Attorney Greg Rinckey, a former JAG officer, is among a small group of lawyers who have been approved to serve as civilian defense counsel to detainees at Guantanamo Bay.
The recognition by the Department of Defense — only about 20 civilian defense attorneys in the U.S. were selected — was announced last week, but it’s uncertain when or if Rinckey will take on the assignment, given President-elect Barack Obama’s desire to close the detention center at the Navy base in Cuba.
It was reported this week that Obama would prepare an executive order during his first week in office — he will be sworn in Tuesday — that would start the process of relocating an estimated 250 al-Qaida and Taliban prisoners and potential witnesses held at the base known as Gitmo
Rinckey, 35, of Delmar, underwent a thorough approval process and obtained a high security clearance. As an attorney with the Army Judge Advocate General’s Corps from 1999 until 2004, Rinckey, who left military service as a captain, was stationed at Army posts throughout the country and in Washington, D.C., and served as both a defense counsel and a prosecutor at courts-martial.
To qualify, an attorney must understand military law and not many lawyers do, Rinckey said. Also “how many people want to go down to Guantanamo Bay, Cuba?” he quipped.
If military tribunals are held in Guantanamo Bay, it’s possible he could represent more than one detainee. But he noted that the situation is up in the air because of Obama’s pledge to close down Guantanamo Bay.
If the detainees are transferred to federal prisons within the United States — there is no indication how long that could take or if that is where they would go — they could be tried in federal court and federal public defenders could be assigned to represent them, Rinckey said.
He has his own notions on the detainee situation. One bone of contention, he said, is “the government is blocking a lot of evidence, saying it affects national security and won’t turn it over.”

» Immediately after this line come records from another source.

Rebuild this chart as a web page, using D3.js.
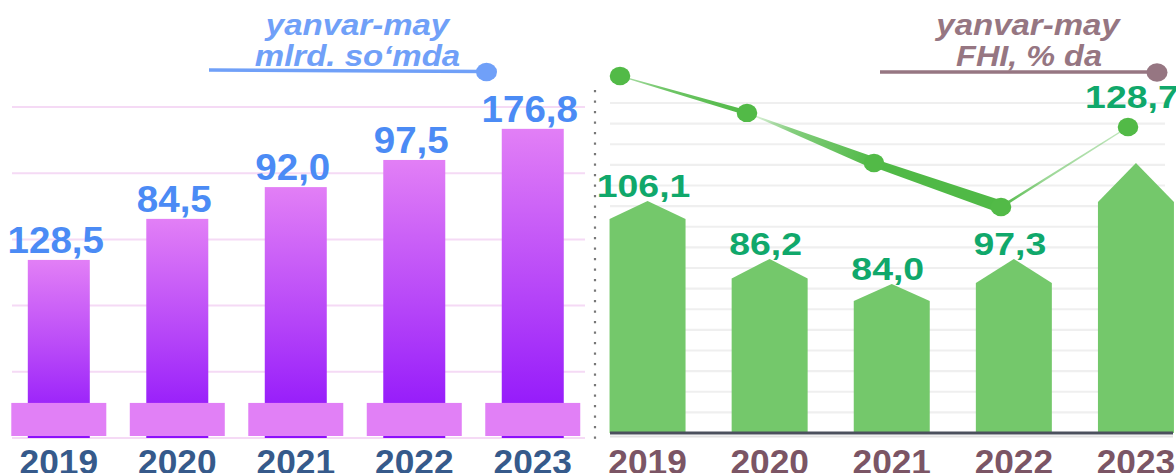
<!DOCTYPE html>
<html>
<head>
<meta charset="utf-8">
<script src="https://cdn.jsdelivr.net/npm/d3@7"></script>
<style>
  html, body { margin: 0; padding: 0; background: #ffffff; }
  svg { display: block; }
  text { font-family: "Liberation Sans", Arial, Helvetica, sans-serif; font-weight: bold; }
</style>
</head>
<body>
<svg id="chart" width="1176" height="473"></svg>
<script>
// ---------------- DATA ----------------
const years = ["2019", "2020", "2021", "2022", "2023"];

// left panel (bar heights as drawn, on a 0..100 grid scale)
const leftBarValues = [53.8, 66.2, 75.8, 84.0, 93.4];
const leftLabels = ["128,5", "84,5", "92,0", "97,5", "176,8"];
const leftTitle = ["yanvar-may", "mlrd. so\u2018mda"];

// right panel (house-shaped bars on a 0..160 grid scale)
const rightPeakValues = [112.5, 84.4, 72.2, 84.4, 130.9];
const rightShoulderValues = [103.8, 74.9, 64.0, 72.7, 112.0];
const rightLineValues = [173.1, 155.2, 130.9, 109.6, 148.4];
const rightLabels = ["106,1", "86,2", "84,0", "97,3", "128,7"];
const rightTitle = ["yanvar-may", "FHI, % da"];

// ---------------- SETUP ----------------
const svg = d3.select("#chart");
svg.append("rect").attr("width", 1176).attr("height", 473).attr("fill", "#ffffff");
const defs = svg.append("defs");

function sText(g, x, y, txt, size, sx, fill, italic) {
  const t = g.append("text")
    .attr("transform", `translate(${x},${y}) scale(${sx},1)`)
    .attr("text-anchor", "middle")
    .attr("font-size", size)
    .attr("fill", fill)
    .text(txt);
  if (italic) t.attr("font-style", "italic");
  return t;
}

// ---------------- LEFT PANEL ----------------
const L = svg.append("g");
const xL = d3.scaleBand().domain(years).range([-0.45, 592]).padding(0);
const yL = d3.scaleLinear().domain([0, 100]).range([438, 107]);
const cxL = d => xL(d) + xL.bandwidth() / 2;

// gradient for bars
const lg = defs.append("linearGradient").attr("id", "violet")
  .attr("x1", 0).attr("y1", 0).attr("x2", 0).attr("y2", 1);
lg.append("stop").attr("offset", "0%").attr("stop-color", "#e27ff6");
lg.append("stop").attr("offset", "55%").attr("stop-color", "#b443f8");
lg.append("stop").attr("offset", "100%").attr("stop-color", "#8c0ffb");

// gridlines
L.selectAll("line.grid").data(yL.ticks(5)).join("line")
  .attr("x1", 12).attr("x2", 585)
  .attr("y1", d => yL(d)).attr("y2", d => yL(d))
  .attr("stroke", "#f5daf5").attr("stroke-width", 2);

// bars
L.selectAll("rect.bar").data(years).join("rect")
  .attr("x", d => cxL(d) - 31).attr("width", 62)
  .attr("y", (d, i) => yL(leftBarValues[i]))
  .attr("height", (d, i) => yL(0) - yL(leftBarValues[i]))
  .attr("fill", "url(#violet)");

// base blocks
L.selectAll("rect.base").data(years).join("rect")
  .attr("x", d => cxL(d) - 47.5).attr("width", 95)
  .attr("y", yL(10.6)).attr("height", yL(0.6) - yL(10.6))
  .attr("fill", "#e180f6");

// value labels
years.forEach((d, i) => {
  sText(L, cxL(d) - 3, yL(leftBarValues[i]) - 7, leftLabels[i], 36, 1.07, "#4b8bf5");
  sText(L, cxL(d), 474, d, 36, 0.98, "#365a8b");
});

// title
sText(L, 357.5, 35, leftTitle[0], 30, 1.1, "#70a0f8", true);
sText(L, 357.5, 65.5, leftTitle[1], 30, 1.1, "#70a0f8", true);
L.append("line").attr("x1", 209).attr("x2", 482).attr("y1", 70).attr("y2", 71.5)
  .attr("stroke", "#70a0f8").attr("stroke-width", 3.5);
L.append("ellipse").attr("cx", 486.5).attr("cy", 72).attr("rx", 10.5).attr("ry", 9.3)
  .attr("fill", "#70a0f8");

// ---------------- DIVIDER ----------------
svg.append("line").attr("x1", 595).attr("x2", 595).attr("y1", 90).attr("y2", 446)
  .attr("stroke", "#777777").attr("stroke-width", 2.2).attr("stroke-dasharray", "2.2,8.3");

// ---------------- RIGHT PANEL ----------------
const R = svg.append("g");
const xR = d3.scaleBand().domain(years).range([586.5, 1197]).padding(0);
const yR = d3.scaleLinear().domain([0, 160]).range([433, 103]);
const cxR = d => xR(d) + xR.bandwidth() / 2;
const xLine = d3.scalePoint().domain(years).range([620, 1128]);

// gridlines
R.selectAll("line.grid").data(yR.ticks(16).filter(t => t > 0)).join("line")
  .attr("x1", 610).attr("x2", 1165)
  .attr("y1", d => yR(d)).attr("y2", d => yR(d))
  .attr("stroke", "#efefef").attr("stroke-width", 2.2);

// house-shaped bars
const bw = 76;
R.selectAll("path.bar").data(years).join("path")
  .attr("d", (d, i) => {
    const c = cxR(d), l = c - bw / 2, r = c + bw / 2;
    const p = d3.path();
    p.moveTo(l, yR(0));
    p.lineTo(l, yR(rightShoulderValues[i]));
    p.lineTo(c, yR(rightPeakValues[i]));
    p.lineTo(r, yR(rightShoulderValues[i]));
    p.lineTo(r, yR(0));
    p.closePath();
    return p.toString();
  })
  .attr("fill", "#74c86b");

// axis baseline
R.append("line").attr("x1", 610).attr("x2", 1173).attr("y1", 436.5).attr("y2", 436.5)
  .attr("stroke", "#e2e2e2").attr("stroke-width", 2);
R.append("line").attr("x1", 610).attr("x2", 1173).attr("y1", yR(0)).attr("y2", yR(0))
  .attr("stroke", "#4b505d").attr("stroke-width", 3);

// tapered line segments
const pts = years.map((d, i) => [xLine(d), yR(rightLineValues[i])]);
const segStyle = [
  { w0: 1.0, w1: 5.0, o0: 0.45, o1: 1 },
  { w0: 0.6, w1: 11.5, o0: 0.1, o1: 1 },
  { w0: 8.0, w1: 12.5, o0: 1, o1: 1 },
  { w0: 2.8, w1: 1.2, o0: 1, o1: 0.35 }
];
for (let i = 0; i < pts.length - 1; i++) {
  const a = pts[i], b = pts[i + 1], s = segStyle[i];
  const dx = b[0] - a[0], dy = b[1] - a[1], len = Math.hypot(dx, dy);
  const nx = -dy / len, ny = dx / len;
  const gid = "seg" + i;
  const g = defs.append("linearGradient").attr("id", gid)
    .attr("gradientUnits", "userSpaceOnUse")
    .attr("x1", a[0]).attr("y1", a[1]).attr("x2", b[0]).attr("y2", b[1]);
  g.append("stop").attr("offset", "0%").attr("stop-color", "#50b946").attr("stop-opacity", s.o0);
  g.append("stop").attr("offset", "35%").attr("stop-color", "#50b946").attr("stop-opacity", (s.o0 + 2 * s.o1) / 3);
  g.append("stop").attr("offset", "100%").attr("stop-color", "#50b946").attr("stop-opacity", s.o1);
  const poly = [
    [a[0] + nx * s.w0 / 2, a[1] + ny * s.w0 / 2],
    [b[0] + nx * s.w1 / 2, b[1] + ny * s.w1 / 2],
    [b[0] - nx * s.w1 / 2, b[1] - ny * s.w1 / 2],
    [a[0] - nx * s.w0 / 2, a[1] - ny * s.w0 / 2]
  ];
  R.append("path").attr("d", d3.line()(poly) + "Z").attr("fill", `url(#${gid})`);
}

// markers
R.selectAll("ellipse.pt").data(pts).join("ellipse")
  .attr("cx", d => d[0]).attr("cy", d => d[1])
  .attr("rx", 10.3).attr("ry", 9.2)
  .attr("fill", "#52ba47");

// labels
const last = years.length - 1;
years.forEach((d, i) => {
  const ly = i === last ? yR(rightLineValues[i]) - 19 : yR(rightPeakValues[i]) - 4;
  sText(R, cxR(d) - 4, ly, rightLabels[i], 32, 1.17, "#10a86b");
  sText(R, cxR(d), 474, d, 36, 0.98, "#7b5565");
});

// title
sText(R, 1028, 35, rightTitle[0], 30, 1.1, "#967682", true);
sText(R, 1029, 66, rightTitle[1], 30, 1.08, "#967682", true);
R.append("line").attr("x1", 880).attr("x2", 1152).attr("y1", 72).attr("y2", 72)
  .attr("stroke", "#967682").attr("stroke-width", 3.5);
R.append("ellipse").attr("cx", 1157).attr("cy", 72.5).attr("rx", 10.5).attr("ry", 9.2)
  .attr("fill", "#967682");
</script>
</body>
</html>
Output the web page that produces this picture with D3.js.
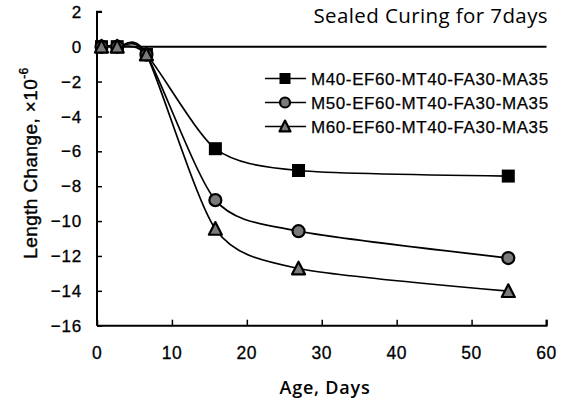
<!DOCTYPE html>
<html>
<head>
<meta charset="utf-8">
<script src="https://cdn.jsdelivr.net/npm/d3@7"></script>
<style>
  body { margin: 0; background: #fff; }
  svg { display: block; }
</style>
</head>
<body>
<div id="chart"></div>
<script>
// data
const ages = [0.6, 2.7, 6.6, 15.8, 26.9, 54.9]
const seriesNames = ["M40-EF60-MT40-FA30-MA35", "M50-EF60-MT40-FA30-MA35", "M60-EF60-MT40-FA30-MA35"]
const m40 = [0, 0, -0.45, -5.85, -7.1, -7.42]
const m50 = [0, 0, -0.45, -8.8, -10.58, -12.12]
const m60 = [0, 0, -0.45, -10.45, -12.72, -14.02]
const xTicks = [0, 10, 20, 30, 40, 50, 60]
const yTicks = [2, 0, -2, -4, -6, -8, -10, -12, -14, -16]
const symbols = ["square", "circle", "triangle"]

const width = 564, height = 405
const sans = "'Liberation Sans', Arial, sans-serif"
const humanist = "'Open Sans', sans-serif"

const svg = d3.select("#chart").append("svg")
    .attr("width", width)
    .attr("height", height)

var xScale = d3.scaleLinear().domain([0, 60]).range([97, 546.5])
var yScale = d3.scaleLinear().domain([-16, 2]).range([325.7, 11.8])

// y axis, ticks pointing inward
var yAxis = svg.append("g")
    .attr("transform", "translate(97,0)")
    .call(d3.axisRight(yScale).tickValues(yTicks).tickSize(5).tickFormat(""))
yAxis.select(".domain").attr("stroke-width", 2).attr("d", "M5,11.8H0V325.7")
yAxis.selectAll(".tick line").attr("stroke-width", 1.5)

svg.append("g").selectAll("text").data(yTicks).enter()
    .append("text")
    .attr("x", 82)
    .attr("y", d => yScale(d))
    .attr("dy", "0.36em")
    .attr("text-anchor", "end")
    .attr("font-family", sans)
    .attr("font-size", 17)
    .attr("letter-spacing", 0.8)
    .attr("stroke", "#000").attr("stroke-width", 0.3)
    .text(d => d3.format("")(d))

// x axis, ticks pointing up
var xAxis = svg.append("g")
    .attr("transform", "translate(0,325.7)")
    .call(d3.axisTop(xScale).tickValues(xTicks).tickSize(6).tickFormat(""))
xAxis.select(".domain").attr("stroke-width", 2).attr("d", "M97,0H546.5V-6")
xAxis.selectAll(".tick line").attr("stroke-width", 1.5)

svg.append("g").selectAll("text").data(xTicks).enter()
    .append("text")
    .attr("x", d => xScale(d))
    .attr("y", 359)
    .attr("text-anchor", "middle")
    .attr("font-family", sans)
    .attr("font-size", 17.5)
    .attr("letter-spacing", 0.5)
    .attr("stroke", "#000").attr("stroke-width", 0.3)
    .text(d => d)

// zero line
svg.append("line")
    .attr("x1", xScale(0)).attr("x2", xScale(60))
    .attr("y1", yScale(0)).attr("y2", yScale(0))
    .attr("stroke", "#000")
    .attr("stroke-width", 2)

// series lines
var line = d3.line()
    .x((d, i) => xScale(ages[i]))
    .y(d => yScale(d))
    .curve(d3.curveCardinal.tension(0.25))

var allSeries = [m40, m50, m60]
var plot = svg.append("g")
allSeries.forEach(function(vals, s) {
    plot.append("path")
        .datum(vals)
        .attr("d", line)
        .attr("fill", "none")
        .attr("stroke", "#000")
        .attr("stroke-width", 1.7)
})

function drawMarker(g, type, x, y, size) {
    if (type === "square") {
        g.append("rect")
            .attr("x", x - size / 2).attr("y", y - size / 2)
            .attr("width", size).attr("height", size)
            .attr("fill", "#000")
    } else if (type === "circle") {
        g.append("circle")
            .attr("cx", x).attr("cy", y).attr("r", size / 2 - 0.5)
            .attr("fill", "#7a7a7a")
            .attr("stroke", "#000")
            .attr("stroke-width", 2.2)
    } else {
        var h = size * 0.9
        g.append("path")
            .attr("d", `M${x},${y - h / 2 - 1}L${x + size / 2},${y + h / 2}L${x - size / 2},${y + h / 2}Z`)
            .attr("fill", "#7a7a7a")
            .attr("stroke", "#000")
            .attr("stroke-width", 2.2)
            .attr("stroke-linejoin", "round")
    }
}

var markers = svg.append("g")
allSeries.forEach(function(vals, s) {
    vals.forEach(function(v, i) {
        drawMarker(markers, symbols[s], xScale(ages[i]), yScale(v), 13)
    })
})

// legend
var legend = svg.append("g")
seriesNames.forEach(function(name, i) {
    var y = 78.5 + i * 24
    legend.append("line")
        .attr("x1", 265).attr("x2", 306)
        .attr("y1", y).attr("y2", y)
        .attr("stroke", "#000").attr("stroke-width", 1.7)
    drawMarker(legend, symbols[i], 285, y, 11)
    legend.append("text")
        .attr("x", 311)
        .attr("y", y)
        .attr("dy", "0.36em")
        .attr("font-family", sans)
        .attr("font-size", 17)
        .attr("letter-spacing", 0.6)
        .attr("stroke", "#000").attr("stroke-width", 0.25)
        .text(name)
})

// titles
svg.append("text")
    .attr("x", 548)
    .attr("y", 23)
    .attr("text-anchor", "end")
    .attr("font-family", humanist)
    .attr("font-size", 20.5)
    .attr("font-weight", 500)
    .attr("letter-spacing", 0.4)
    .text("Sealed Curing for 7days")

svg.append("text")
    .attr("x", 325)
    .attr("y", 394)
    .attr("text-anchor", "middle")
    .attr("font-family", humanist)
    .attr("font-size", 18)
    .attr("font-weight", 600)
    .attr("letter-spacing", 0.8)
    .text("Age, Days")

var yTitle = svg.append("text")
    .attr("transform", "translate(37,163) rotate(-90)")
    .attr("text-anchor", "middle")
    .attr("font-family", sans)
    .attr("font-size", 19)
    .attr("letter-spacing", 0.4)
    .attr("stroke", "#000").attr("stroke-width", 0.4)
yTitle.append("tspan").text("Length Change, \u00d710")
yTitle.append("tspan").attr("dy", -9).attr("font-size", 12).text("-6")
</script>
</body>
</html>
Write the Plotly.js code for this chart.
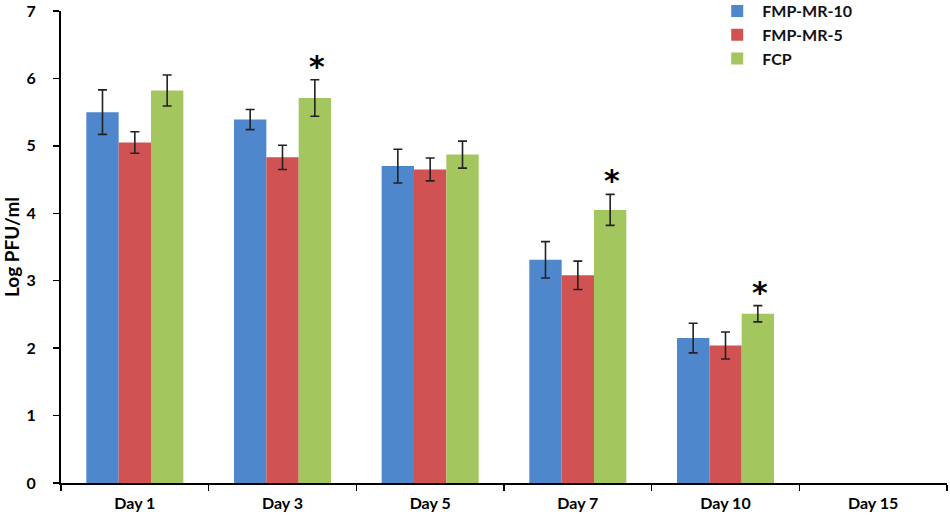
<!DOCTYPE html>
<html>
<head>
<meta charset="utf-8">
<script src="https://cdn.plot.ly/plotly-3.0.1.min.js"></script>
<style>
  body { margin: 0; background: #fff; }
  #myChart { width: 950px; height: 521px; }
</style>
</head>
<body>
<div id="myChart"></div>
<script>
// days on the x axis (Day 15 has no bars)
const days = ['Day 1', 'Day 3', 'Day 5', 'Day 7', 'Day 10', 'Day 15'];

// Log PFU/ml
const mr10 = [5.50, 5.39, 4.70, 3.31, 2.15, null];
const mr10Err = [0.33, 0.15, 0.25, 0.27, 0.22, null];

const mr5 = [5.05, 4.83, 4.65, 3.08, 2.04, null];
const mr5Err = [0.16, 0.18, 0.17, 0.21, 0.20, null];

const fcp = [5.82, 5.71, 4.87, 4.05, 2.51, null];
const fcpErr = [0.23, 0.27, 0.20, 0.23, 0.12, null];

// which FCP bars get a significance star
const starDays = ['Day 3', 'Day 7', 'Day 10'];

const fontFam = 'Lato, "Open Sans", sans-serif';

function barTrace(name, y, err, color) {
    return {
        type: 'bar',
        name: name,
        x: days,
        y: y,
        marker: { color: color, line: { width: 0 } },
        error_y: {
            type: 'data',
            array: err,
            visible: true,
            color: '#222',
            thickness: 1.6,
            width: 4.5
        }
    };
}

var data = [
    barTrace('FMP-MR-10', mr10, mr10Err, '#4F87CC'),
    barTrace('FMP-MR-5', mr5, mr5Err, '#D05252'),
    barTrace('FCP', fcp, fcpErr, '#A4C65E')
];

// stars sit over the green (third) bar of each group
var stars = starDays.map(function (d) {
    var i = days.indexOf(d);
    return {
        x: d,
        y: fcp[i] + fcpErr[i],
        xref: 'x',
        yref: 'y',
        text: '*',
        showarrow: false,
        xshift: 34,
        yanchor: 'bottom',
        yshift: -6,
        font: { family: '"DejaVu Sans", sans-serif', size: 30, color: '#000', weight: 'bold' }
    };
});

var layout = {
    width: 950,
    height: 521,
    margin: { l: 61, r: 3, t: 11, b: 38, autoexpand: false },
    paper_bgcolor: '#fff',
    plot_bgcolor: '#fff',
    barmode: 'group',
    bargap: 0.343,
    bargroupgap: 0,
    font: { family: fontFam, color: '#000' },
    showlegend: true,
    legend: {
        x: 0.735,
        y: 1.036,
        xanchor: 'left',
        yanchor: 'top',
        bgcolor: 'rgba(0,0,0,0)',
        font: { family: fontFam, size: 16, color: '#111', weight: 'bold' },
        tracegroupgap: 0,
        itemwidth: 40
    },
    xaxis: {
        type: 'category',
        showgrid: false,
        showline: true,
        linecolor: '#000',
        linewidth: 2,
        ticks: 'outside',
        tickson: 'boundaries',
        ticklen: 6,
        tickwidth: 1.5,
        tickcolor: '#000',
        ticklabelstandoff: 5,
        tickfont: { family: fontFam, size: 16, color: '#000', weight: 'bold' },
        zeroline: false
    },
    yaxis: {
        range: [0, 7],
        dtick: 1,
        showgrid: false,
        showline: true,
        linecolor: '#000',
        linewidth: 2,
        ticks: 'outside',
        ticklen: 6,
        tickwidth: 1.5,
        tickcolor: '#000',
        ticklabelstandoff: 14,
        tickfont: { family: fontFam, size: 16, color: '#000', weight: 'bold' },
        zeroline: false,
        title: {
            text: 'Log PFU/ml',
            standoff: 8,
            font: { family: fontFam, size: 19, color: '#000', weight: 'bold' }
        }
    },
    annotations: stars
};

Plotly.newPlot('myChart', data, layout, { displayModeBar: false, staticPlot: true });
</script>
</body>
</html>
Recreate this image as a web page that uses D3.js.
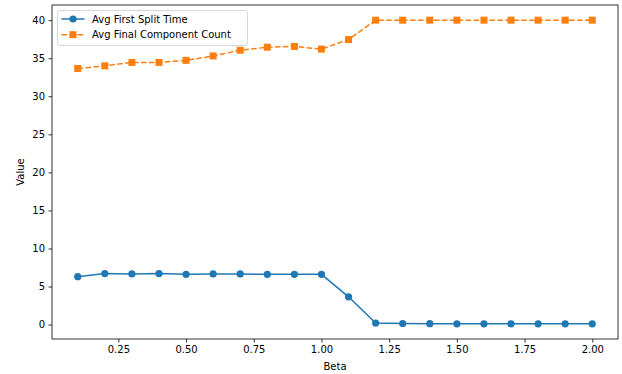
<!DOCTYPE html>
<html><head><meta charset="utf-8">
<script src="https://cdn.jsdelivr.net/npm/d3@7"></script>
<style>body{margin:0;background:#fff}svg{display:block}text{font-family:"DejaVu Sans",sans-serif}</style>
</head><body>
<svg id="c" width="622" height="374"></svg>
<script>
const beta = [0.1,0.2,0.3,0.4,0.5,0.6,0.7,0.8,0.9,1.0,1.1,1.2,1.3,1.4,1.5,1.6,1.7,1.8,1.9,2.0];
const firstSplit = [6.3,6.7,6.65,6.7,6.6,6.65,6.65,6.6,6.6,6.6,3.65,0.2,0.14,0.12,0.1,0.1,0.1,0.1,0.1,0.1];
const finalCount = [33.65,34.0,34.45,34.45,34.72,35.3,36.05,36.45,36.55,36.2,37.45,40,40,40,40,40,40,40,40,40];
const xTicks = [0.25,0.5,0.75,1.0,1.25,1.5,1.75,2.0];
const yTicks = [0,5,10,15,20,25,30,35,40];
const seriesNames = ["Avg First Split Time","Avg Final Component Count"];
const colors = ["#1f77b4","#ff7f0e"];

const svg = d3.select("#c");
const L=52, R=618, T=5, B=339;
const x = d3.scaleLinear().domain([0.005,2.095]).range([L,R]);
const y = d3.scaleLinear().domain([-1.895,41.995]).range([B,T]);

const xa = svg.append("g").attr("transform",`translate(0,${B})`)
  .call(d3.axisBottom(x).tickValues(xTicks).tickFormat(d3.format(".2f")).tickSizeOuter(0).tickSize(3.5).tickPadding(3.5));
const ya = svg.append("g").attr("transform",`translate(${L},0)`)
  .call(d3.axisLeft(y).tickValues(yTicks).tickFormat(d3.format("d")).tickSizeOuter(0).tickSize(3.5).tickPadding(3.5));
[xa,ya].forEach(a=>{a.select(".domain").remove();a.selectAll("text").attr("font-size",10).attr("fill","#000").style("font-family","DejaVu Sans");a.selectAll("line").attr("stroke","#000").attr("stroke-width",0.8);});

svg.append("rect").attr("x",L).attr("y",T).attr("width",R-L).attr("height",B-T)
  .attr("fill","none").attr("stroke","#000").attr("stroke-width",0.8);

svg.append("text").attr("x",(L+R)/2).attr("y",370).attr("text-anchor","middle").attr("font-size",10).text("Beta");
svg.append("text").attr("transform",`translate(24,${(T+B)/2}) rotate(-90)`).attr("text-anchor","middle").attr("font-size",10).text("Value");

const line = d3.line().x(d=>x(d[0])).y(d=>y(d[1]));
const d1 = beta.map((b,i)=>[b,firstSplit[i]]);
const d2 = beta.map((b,i)=>[b,finalCount[i]]);

svg.append("path").datum(d1).attr("d",line).attr("fill","none").attr("stroke",colors[0]).attr("stroke-width",1.5);
svg.selectAll(".c1").data(d1).enter().append("circle").attr("cx",d=>x(d[0])).attr("cy",d=>y(d[1])).attr("r",3.6).attr("fill",colors[0]);

svg.append("path").datum(d2).attr("d",line).attr("fill","none").attr("stroke",colors[1]).attr("stroke-width",1.5).attr("stroke-dasharray","5.55,2.4");
svg.selectAll(".s2").data(d2).enter().append("rect").attr("x",d=>x(d[0])-3.5).attr("y",d=>y(d[1])-3.5).attr("width",7).attr("height",7).attr("fill",colors[1]);

// legend
const lg = svg.append("g");
lg.append("rect").attr("x",57.5).attr("y",10.5).attr("width",190).attr("height",35).attr("rx",2.5)
  .attr("fill","#fff").attr("fill-opacity",0.8).attr("stroke","#ccc").attr("stroke-width",0.8);
const rows=[19,34.7];
rows.forEach((ry,i)=>{
  const g=lg.append("g");
  g.append("line").attr("x1",61.5).attr("x2",84.5).attr("y1",ry).attr("y2",ry).attr("stroke",colors[i]).attr("stroke-width",1.5)
    .attr("stroke-dasharray",i===1?"5.55,2.4":null);
  if(i===0) g.append("circle").attr("cx",73).attr("cy",ry).attr("r",3.6).attr("fill",colors[0]);
  else g.append("rect").attr("x",69.5).attr("y",ry-3.5).attr("width",7).attr("height",7).attr("fill",colors[1]);
  g.append("text").attr("x",92).attr("y",ry+3.6).attr("font-size",10).text(seriesNames[i]);
});
</script>
</body></html>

“It’s an outrage how these detainees or unlawful combatants, as some have been deemed, have been held,” Rinckey said. “It’s setting a precedent that could come back and haunt American service members who could be captured in future conflicts.”
“Every judge advocate general of all the armed forces has had issues with the handling of these detainees at Guantanamo Bay for that reason,” Rinckey said. He fears that other countries could declare U.S. personnel unlawful combatants and hold them for extended periods.
”There needs to be due process,” he said.
Standards set by the Geneva Conventions don’t apply because “this isn’t a war between two or more states,” he said, since al-Qaida is not a state. “Even if the Geneva Conventions don’t apply, due process does.”
A military commission, which would be conducted at Gitmo, “is a type of military court designed to try members of enemy forces during wartime and operates outside the scope of conventional criminal and civil proceedings,” said Rinckey, the managing partner of the Albany firm of Tully Rinckey. Defendants are allowed the option of civilian attorney representation in addition to the military defense counsel assigned to them by the government, he said.